Appropriately nicknamed "The Offspring," this nightmarish cross-species deformity is second only to the disgusting abomination called "The Newborn" in 1997's "Alien: Resurrection," with its deep-set black eyes, squishy torso and long wiggling tongue licking his mother, who happens to be the resurrected Ellen Ripley clone.
"The first time saw the plates, and this 7-foot [tall] actor in there, in his costume. It was terrifying," Macarin says. "They did such an amazing job with the look and the feel of that character that we knew that everything that we could bring to it was just going to help.
"You don’t get a lot of screen time with this character, so it’s making sure that the audience never has the wrong reaction to it. If they giggle at it or something comes off as funny, then you’ve taken them out of the moment, and we don't have enough time to probably get them back into the action."
What Does "The Offspring" Look Like?
Since the Prometheus Compound is a genetic cocktail that's not quite perfected, what we see is the shocking fusion of characteristics that include recognizable human features, the elongated domed skull of a neomorph as seen in "Alien: Covenant," the spikes, tail and back-holes of the basic xenomorph, and the face of a young Engineer with its pale translucent skin and penetrating soulless eyes. This weird rapidly growing baby slaughters Kay and badly injured Andy before battling Rain and getting 86'd out into the cold vacuum of space. But did it perhaps survive?
By employing our previous knowledge of xenomorphs being able to survive in outer space using some type of fossilized secretion as seen in the "Alien: Romulus" opening, it's a pretty good bet that this freakish hybrid might not have expired yet and could actually return in a future sequel as the "Alien" canon keeps evolving.
"It's not something you want to directly connect," Macarin adds. "But if you hint that there's a larger story there, there's more mystery, and maybe we're just seeing the beginnings of those ideas, it was definitely something that we wanted to explore."
How Is "The Offspring" Connected To The Engineers?
Since the "The Offspring" bears striking similarities to the planet-seeding Engineers first appearing in director Ridley Scott's "Prometheus," we can speculate that there's some greater component of the overarching "Alien" mythology to be explored further in subsequent films. One query that comes to mind is who created the Engineers and their mutagenic life-altering "black goo" in the first place?

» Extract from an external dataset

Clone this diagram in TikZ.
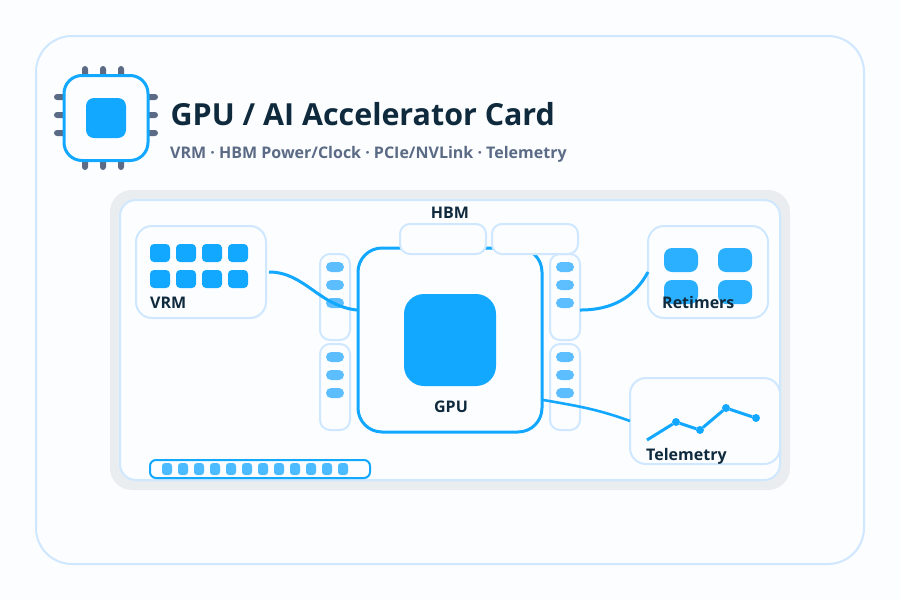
\documentclass[tikz,border=0pt]{standalone}
\usepackage{fontspec}
\setmainfont{Open Sans}
\definecolor{pagebg}{RGB}{252,253,255}
\definecolor{edgeblue}{RGB}{207,232,255}
\definecolor{mainblue}{RGB}{18,168,255}
\definecolor{pillblue}{RGB}{92,190,255}
\definecolor{retblue}{RGB}{42,176,255}
\definecolor{buscell}{RGB}{77,187,255}
\definecolor{boardgray}{RGB}{233,237,239}
\definecolor{pingray}{RGB}{91,107,133}
\definecolor{inkdark}{RGB}{15,42,61}
\begin{document}
\begin{tikzpicture}[x=1pt,y=-1pt,
    box/.style={rectangle, draw=edgeblue, fill=pagebg, line width=2pt, inner sep=0pt, outer sep=0pt},
    cell/.style={rectangle, fill=mainblue, inner sep=0pt, outer sep=0pt, rounded corners=4pt, minimum width=20pt, minimum height=18pt},
    pill/.style={rectangle, fill=pillblue, inner sep=0pt, outer sep=0pt, rounded corners=5pt, minimum width=18pt, minimum height=10pt},
    pin/.style={rectangle, fill=pingray, inner sep=0pt, outer sep=0pt, rounded corners=3pt},
    strip/.style={box, rounded corners=10pt, minimum width=30pt, minimum height=86pt},
    label/.style={inkdark, font=\fontsize{16}{18}\selectfont\bfseries},
    link/.style={mainblue, line width=3pt},
    dot/.style={circle, fill=mainblue, inner sep=0pt, outer sep=0pt, minimum size=8pt}
]
    \useasboundingbox (0,0) rectangle (900,600);
    \fill[pagebg] (0,0) rectangle (900,600);

    % Card and title
    \node[box, rounded corners=36pt, minimum width=828pt, minimum height=528pt] (card) at (450,300) {};
    \foreach \x in {85,103,121} {
        \node[pin, minimum width=6pt, minimum height=12pt] (PT\x) at (\x,72) {};
        \node[pin, minimum width=6pt, minimum height=12pt] (PB\x) at (\x,164) {};
    }
    \foreach \y in {97,115,133} {
        \node[pin, minimum width=12pt, minimum height=6pt] (PL\y) at (60,\y) {};
        \node[pin, minimum width=12pt, minimum height=6pt] (PR\y) at (152,\y) {};
    }
    \node[rectangle, draw=mainblue, fill=pagebg, line width=3pt, rounded corners=18pt, minimum width=84pt, minimum height=85pt] (chip) at (106,118) {};
    \node[cell, rounded corners=8pt, minimum width=40pt, minimum height=40pt] (die) at (106,118) {};
    \node[anchor=base west, inner sep=0pt, inkdark, font=\fontsize{30.4}{34}\selectfont\bfseries] (title) at (170.5,125) {GPU / AI Accelerator Card};
    \node[anchor=base west, inner sep=0pt, pingray, font=\fontsize{16}{18}\selectfont\bfseries] (subtitle) at (170,158) {VRM · HBM Power/Clock · PCIe/NVLink · Telemetry};

    % Board
    \node[rectangle, fill=boardgray, inner sep=0pt, rounded corners=22pt, minimum width=680pt, minimum height=300pt] (board) at (450,340) {};
    \node[box, rounded corners=16pt, minimum width=660pt, minimum height=280pt] (pcb) at (450,340) {};

    % VRM
    \node[box, rounded corners=16pt, minimum width=130pt, minimum height=92pt] (VRM) at (201,272) {};
    \foreach \x in {160,186,212,238} {
        \node[cell] (VA\x) at (\x,253) {};
        \node[cell] (VB\x) at (\x,279) {};
    }
    \node[label, anchor=base west, inner sep=0pt] (VRMlabel) at (150,308) {VRM};

    % Decoupling strips
    \node[strip] (L1) at (335,297) {};
    \node[strip] (L2) at (335,387) {};
    \node[strip] (R1) at (565,297) {};
    \node[strip] (R2) at (565,387) {};
    \foreach \s/\x in {L/335,R/565} {
        \foreach \y in {267,285,303} {
            \node[pill] (\s A\y) at (\x,\y) {};
        }
        \foreach \y in {357,375,393} {
            \node[pill] (\s B\y) at (\x,\y) {};
        }
    }

    % GPU package
    \node[rectangle, draw=mainblue, fill=pagebg, line width=3pt, inner sep=0pt, outer sep=0pt, rounded corners=24pt, minimum width=184pt, minimum height=184pt] (GPU) at (450,340) {};
    \node[cell, rounded corners=20pt, minimum width=92pt, minimum height=92pt] (core) at (450,340) {};
    \node[label, anchor=base, inner sep=0pt] (GPUlabel) at (451,412) {GPU};
    \node[box, rounded corners=10pt, minimum width=86pt, minimum height=30pt] (HBM1) at (443,239) {};
    \node[box, rounded corners=10pt, minimum width=86pt, minimum height=30pt] (HBM2) at (535,239) {};
    \node[label, anchor=base, inner sep=0pt] (HBMlabel) at (450,218) {HBM};

    % Retimers
    \node[box, rounded corners=16pt, minimum width=120pt, minimum height=92pt] (RET) at (708,272) {};
    \foreach \x in {681,735} {
        \foreach \y in {260,292} {
            \node[cell, fill=retblue, rounded corners=8pt, minimum width=34pt, minimum height=24pt] (C\x\y) at (\x,\y) {};
        }
    }
    \node[label, anchor=base west, inner sep=0pt] (RETlabel) at (662,308) {Retimers};

    % Telemetry
    \node[box, rounded corners=16pt, minimum width=150pt, minimum height=86pt] (TEL) at (705,421) {};
    \coordinate (T0) at (647,440);
    \node[dot] (T1) at (676,422) {};
    \node[dot] (T2) at (700,430) {};
    \node[dot] (T3) at (726,408) {};
    \node[dot] (T4) at (756,418) {};
    \draw[link] (T0) -- (T1) -- (T2) -- (T3) -- (T4);
    \node[label, anchor=base west, inner sep=0pt] (TELlabel) at (646,460) {Telemetry};

    % Bus connector
    \node[rectangle, draw=mainblue, fill=pagebg, line width=2pt, inner sep=0pt, rounded corners=6pt, minimum width=220pt, minimum height=18pt] (bus) at (260,469) {};
    \foreach \i in {0,...,11} {
        \node[cell, fill=buscell, rounded corners=3pt, minimum width=10pt, minimum height=12pt] (B\i) at (167+16*\i,469) {};
    }

    % Connections
    \draw[link, shorten <=3pt] (VRM.east) to[out=0, in=175] (GPU.162);
    \draw[link] (R1.-41) to[out=0, in=-118] (RET.west);
    \draw[link, line width=2.6pt] (GPU.-33) to[out=-10, in=160] (TEL.west);
\end{tikzpicture}
\end{document}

"I was hoping that people picked up the whole Engineer part of it," director Fede Alvarez explained to Variety. "The black goo is the root of the whole thing that was introduced in 'Prometheus.' It's the root of all life, but also particularly the xenomorphs come out of that thing, which means it has to be inside them. It's the xenomorphs' semen, almost. So we thought, if it affects your DNA, and the Engineers clearly came out of the same root of life, it made complete sense to me that [the offspring of a human and a xenomorph] was going to look like that. It's probably a new species, because that mix never happened before."